The tale of the circle, the dot, and the arrow -- a moral tale -- tells the story of a dominant way of thinking about people in the world. The most common preconceptions about epistemology and ontology are contained in the narrative, both what it means to have knowledge and what it means to have being. Here lie all those who meditate on humanity's authentic position in the world, such as Plato, Kant, and Heidegger, along with many others. Such thinkers offer a story of emergence, of existence, and of orientation. And along the way they also provide a yardstick for measuring what counts as a sincere mode of being within the world. Sometimes this yardstick is called morality. All throughout, the classical narrative adheres to the law of the two: something only exists in relation to something else; here to there, this to that, authentic and inauthentic, the sacred and the profane.

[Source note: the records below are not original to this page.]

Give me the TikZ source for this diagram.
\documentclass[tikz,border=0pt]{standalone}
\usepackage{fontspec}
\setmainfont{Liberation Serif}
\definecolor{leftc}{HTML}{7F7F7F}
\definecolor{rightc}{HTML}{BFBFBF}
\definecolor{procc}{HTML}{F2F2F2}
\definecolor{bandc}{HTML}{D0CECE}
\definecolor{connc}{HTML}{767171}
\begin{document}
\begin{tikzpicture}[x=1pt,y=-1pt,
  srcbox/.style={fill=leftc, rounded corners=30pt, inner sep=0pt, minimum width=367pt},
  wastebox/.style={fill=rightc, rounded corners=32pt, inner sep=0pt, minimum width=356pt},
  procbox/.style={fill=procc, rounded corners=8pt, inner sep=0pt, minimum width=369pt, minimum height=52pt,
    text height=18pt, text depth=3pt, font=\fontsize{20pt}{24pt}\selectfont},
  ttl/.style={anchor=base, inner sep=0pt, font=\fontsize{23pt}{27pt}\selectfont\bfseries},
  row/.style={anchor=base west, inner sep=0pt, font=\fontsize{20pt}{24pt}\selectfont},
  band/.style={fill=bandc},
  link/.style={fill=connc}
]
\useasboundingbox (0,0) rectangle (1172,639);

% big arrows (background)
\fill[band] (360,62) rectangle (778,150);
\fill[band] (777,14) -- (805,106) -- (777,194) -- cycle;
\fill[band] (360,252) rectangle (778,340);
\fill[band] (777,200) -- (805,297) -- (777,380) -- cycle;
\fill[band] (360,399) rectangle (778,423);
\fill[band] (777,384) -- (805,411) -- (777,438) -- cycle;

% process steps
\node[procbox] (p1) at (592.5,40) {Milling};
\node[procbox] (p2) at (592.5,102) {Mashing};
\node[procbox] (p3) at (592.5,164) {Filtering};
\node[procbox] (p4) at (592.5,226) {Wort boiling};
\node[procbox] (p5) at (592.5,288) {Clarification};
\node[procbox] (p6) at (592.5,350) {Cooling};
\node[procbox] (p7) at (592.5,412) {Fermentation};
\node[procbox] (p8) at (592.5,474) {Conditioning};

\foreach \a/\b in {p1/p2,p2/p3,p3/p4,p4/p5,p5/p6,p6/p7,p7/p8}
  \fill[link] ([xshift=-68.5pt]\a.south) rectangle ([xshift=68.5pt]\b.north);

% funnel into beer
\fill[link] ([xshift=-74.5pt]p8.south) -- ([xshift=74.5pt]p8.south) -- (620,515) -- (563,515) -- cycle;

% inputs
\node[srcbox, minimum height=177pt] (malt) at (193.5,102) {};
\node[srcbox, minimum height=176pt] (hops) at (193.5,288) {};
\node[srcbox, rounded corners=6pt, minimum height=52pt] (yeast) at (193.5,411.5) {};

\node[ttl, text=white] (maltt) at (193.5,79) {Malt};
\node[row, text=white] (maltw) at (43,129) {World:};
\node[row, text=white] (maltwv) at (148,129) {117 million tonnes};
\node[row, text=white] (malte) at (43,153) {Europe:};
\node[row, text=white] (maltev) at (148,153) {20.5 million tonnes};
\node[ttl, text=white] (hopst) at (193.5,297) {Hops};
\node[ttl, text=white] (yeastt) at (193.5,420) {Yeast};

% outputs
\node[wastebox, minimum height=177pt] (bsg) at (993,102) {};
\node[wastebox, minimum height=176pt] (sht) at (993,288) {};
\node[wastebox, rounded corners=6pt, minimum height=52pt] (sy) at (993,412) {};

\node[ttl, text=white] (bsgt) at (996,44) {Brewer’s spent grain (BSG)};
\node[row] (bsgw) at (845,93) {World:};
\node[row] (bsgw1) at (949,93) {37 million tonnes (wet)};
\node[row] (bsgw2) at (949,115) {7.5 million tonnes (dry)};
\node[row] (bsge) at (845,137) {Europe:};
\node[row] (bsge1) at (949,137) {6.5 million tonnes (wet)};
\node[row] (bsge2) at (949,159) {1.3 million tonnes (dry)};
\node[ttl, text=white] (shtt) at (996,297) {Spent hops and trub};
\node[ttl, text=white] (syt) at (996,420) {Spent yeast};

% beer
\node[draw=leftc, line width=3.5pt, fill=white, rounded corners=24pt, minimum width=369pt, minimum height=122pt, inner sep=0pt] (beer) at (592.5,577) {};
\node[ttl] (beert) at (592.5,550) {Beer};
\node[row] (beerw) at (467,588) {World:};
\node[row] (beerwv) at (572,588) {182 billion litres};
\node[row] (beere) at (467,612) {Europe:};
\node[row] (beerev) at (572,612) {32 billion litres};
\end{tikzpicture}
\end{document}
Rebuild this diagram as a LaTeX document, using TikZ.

Still, the received dominant has lost its luster, and in recent decades the old dominant narrative has started to slip away, just as a new one appears to take its place. The Pre-Socratic Brotherhood, the new hegemon, consists of all the great thinkers of real physicality, of a newly emboldened nature. From Deleuze to Whitehead and others, a new brotherhood exists today, all those who wish to escape the limitations of Western philosophy, which truth be told is “oriental” by virtue of its orientations and only “occidental” by accident. Like the Pre-Raphaelites, who sought to revert the progress of art back to the Quattrocento before certain innovations in modern aesthetics, the Pre-Socratic Brotherhood seeks to revert the progress of philosophy back to a time before the invention of modern metaphysics. (Here, anachronistically, Socrates was the first modern simply by having invented a form of humanity that broke radically with the past; indeed he was killed for promulgating his thoroughly modern metaphysics.) A brotherhood, but inclusive of women and men and others, this band summons its inspiration from Deleuze and Whitehead but also from William James, Bergson, Nietzsche, and Spinoza.
These, the White Knights of Nature, have replaced the world with the Earth. They have undone the idea in the name of matter, denigrating transcendental form and elevating real materiality. And what have they found there? Difference and multiplicity. Fields of force that interact in various processes of becoming. Assemblages and associations between qualitatively divergent things. Ecosystems, ecologies, and environments. Objects that hum and vibrate with vitality.
They have discovered that the Earth is open not closed, that it teems with playfulness and life. They have discovered the ubiquity of natural freedom. They have identified a universal mode of mixing, in which things are forever entangled and imbricated with one another. Always plural, such multiplicities have little in terms of a fixed identity or firm boundary. Rather, the blurring of borders proliferates. For the Pre-Socratic Brotherhood, heterogeneous processes constitute all of nature. Or, as one commentator put it, we live in “a moving assemblage of interconnected subsystems marked by loose joints, disparate edges, redundant noises, and somewhat open possibilities” (William Connolly, The Fragility of Things, 13).
If the story of the circle, dot, and arrow is a story about morality, the Pre-Socratic Brotherhood tells a different story, not a moral story but an ethical one. What does Socrates represent if not a victory of the moral regime over that of the ethical? Restorative, the Brotherhood wishes to undo that victory, now considered a crime, and restore the ethical core of the universe. In short the Brotherhood wishes to dismantle the law of the two and enact a new count, the count of the multiple.